Sur lesdites planches, on observe une rotation rapide : dès qu’une culture arrive en fin de production, elle est remplacée par une autre afin d’en optimiser la surface. Viviane associe également, sur un même espace, des cultures basses comme les choux pak-choï et des cultures en hauteur, comme les fèves ou les haricots, ce qui permet de multiplier la zone de production par deux. « Enfin, il y a certains légumes, trop gourmands en place et nécessitant un cycle de production long, qu’il n’est pas judicieux de produire pour le château et qu’il vaut mieux acheter à des maraîchers locaux, c’est le cas de la pomme de terre de conservation ou des alliacés. »

« Les équipes ont à cœur cette notion circulaire, ce bon sens et cette envie d’autonomie »
Viviane Vincent-Tejero — maraîchère de Château Palmer

A ce premier espace de production, s’est ajoutée au printemps 2024 une seconde parcelle de la même surface, située au cœur de l’îlot Boston, où évoluent déjà vaches, cochons et chèvres. Cette nouvelle terre en culture devrait permettre de continuer à avancer vers l'autonomie légumière de la cantine vigneronne de Château Palmer.
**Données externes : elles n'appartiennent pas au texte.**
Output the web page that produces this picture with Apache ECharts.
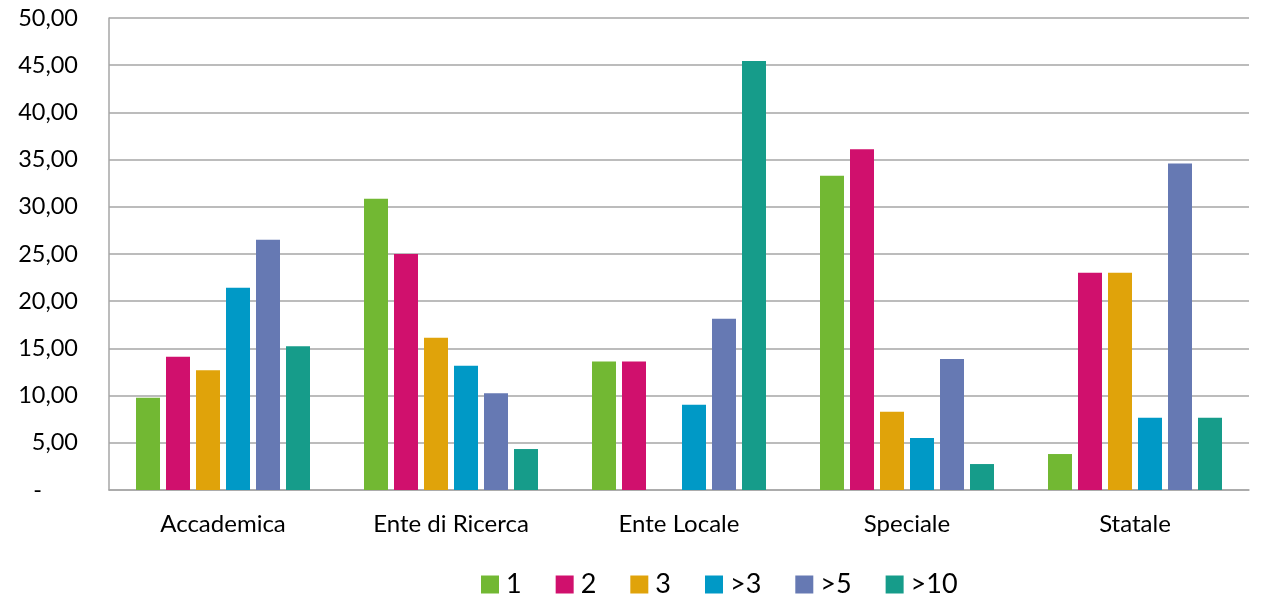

Le projet ? Proposer chaque jour de la semaine aux équipes de manger ensemble autour d’un menu sain et équilibré, pour renouer avec une alimentation ancrée et qui fait sens. « Durant les vendanges 2023, environ 85% des légumes servis ont été cultivés par nos soins, et ce, sans amputer la consommation à venir de la Table du Château. C’était un vrai défi ! » confie fièrement la maraîchère, dont l’équipe s’est agrandie à la mesure de la tâche avec l’arrivée précieuse de Julien.
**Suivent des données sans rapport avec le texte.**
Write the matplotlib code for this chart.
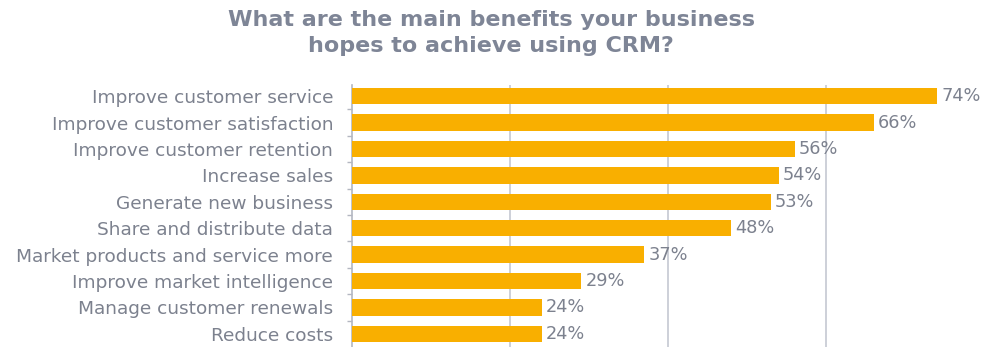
import numpy as np
import matplotlib
matplotlib.use("Agg")
import matplotlib.pyplot as plt

benefits = ["Improve customer service", "Improve customer satisfaction",
            "Improve customer retention", "Increase sales",
            "Generate new business", "Share and distribute data",
            "Market products and service more", "Improve market intelligence",
            "Manage customer renewals", "Reduce costs"]
percent = [74, 66, 56, 54, 53, 48, 37, 29, 24, 24]
grid_at = [20, 40, 60]

bar_col = "#F9AF00"
text_col = "#7C818E"
title_col = "#7E8596"
line_col = "#C9CDD6"

fig = plt.figure(figsize=(9.82, 3.47), dpi=100)
ax = fig.add_axes([352 / 982, 0, 1 - 352 / 982, 1 - 85 / 347])

y = np.arange(len(benefits))
ax.barh(y, percent, height=0.62, color=bar_col, zorder=3)

for yi, v in zip(y, percent):
    ax.annotate(f"{v}%", (v, yi), xytext=(3, 0), textcoords="offset points",
                ha="left", va="center", fontsize=12.8, color=text_col,
                family="DejaVu Sans", zorder=4, annotation_clip=False)

ax.set_xlim(0, 79.7)
ax.set_ylim(9.5, -0.42)
ax.set_yticks(y)
ax.set_yticklabels(benefits, fontsize=13.3, color=text_col, family="DejaVu Sans")
ax.set_yticks(y[:-1] + 0.5, minor=True)
ax.tick_params(axis="y", which="major", length=0, pad=13.5)
ax.tick_params(axis="y", which="minor", length=3.6, width=1, color="#B3B7C1", direction="out")

ax.set_xticks(grid_at)
ax.tick_params(axis="x", length=0, labelbottom=False)
ax.grid(axis="x", color=line_col, linewidth=1.3, zorder=0)

for s in ["top", "right", "bottom"]:
    ax.spines[s].set_visible(False)
ax.spines["left"].set_color("#B3B7C1")
ax.spines["left"].set_linewidth(1.2)

fig.text(0.5, 1 - 33 / 347, "What are the main benefits your business\nhopes to achieve using CRM?",
         ha="center", va="center", multialignment="center", fontsize=16,
         fontweight="bold", color=title_col, family="DejaVu Sans", linespacing=1.35)

fig.savefig("out.png", dpi=100)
Soucieuse de la biodiversité et de la pluralité gustative, Viviane s’est rapprochée du Conservatoire du Goût de Floirac pour construire le répertoire légumier de Château Palmer. Fondée en 2017 par Rachel Lagière et Christophe Collini, l’association œuvre à la préservation de semences paysannes qui ont du goût, qualité qui prime ici sur le rendement. Ainsi la maraîchère et les chefs du château, Jean-Denis le Bras et Coriolan Pons, découvrent le parfum subtil de l’aubergine Kamo, qui peut se travailler crue, ou renouent avec le parfum des crosnes. « Nous construisons le planning de culture ensemble. Nous nous sommes attardés longuement sur le choix des variétés. Nous avons fait beaucoup de dégustations, de tomates par exemple, afin de décider ensuite quelles variétés seraient cultivées ». Puis les compères font un point hebdomadaire. « Je leur indique quels légumes sont prêts et en quelle quantité. J’arrive avec ce qu’ils m’ont demandé et j’ajoute souvent quelques légumes supplémentaires dont le profil aromatique me semble pertinent pour leur cuisine ».

Lesdits légumes, dorlotés avec la même exigence qui préside à la culture de la vigne, sont ensuite sublimés par les deux chefs et proposés à une poignée de grands amateurs de vins et de haute gastronomie à la Table de Palmer, ouverte depuis peu dans les salons de l’iconique château. Contribuer à nourrir sainement, chaque midi, une pleine communauté vigneronne et ses exigeants visiteurs d’un jour, voilà l’ambitieux projet qui attend notre pétulante maraîchère.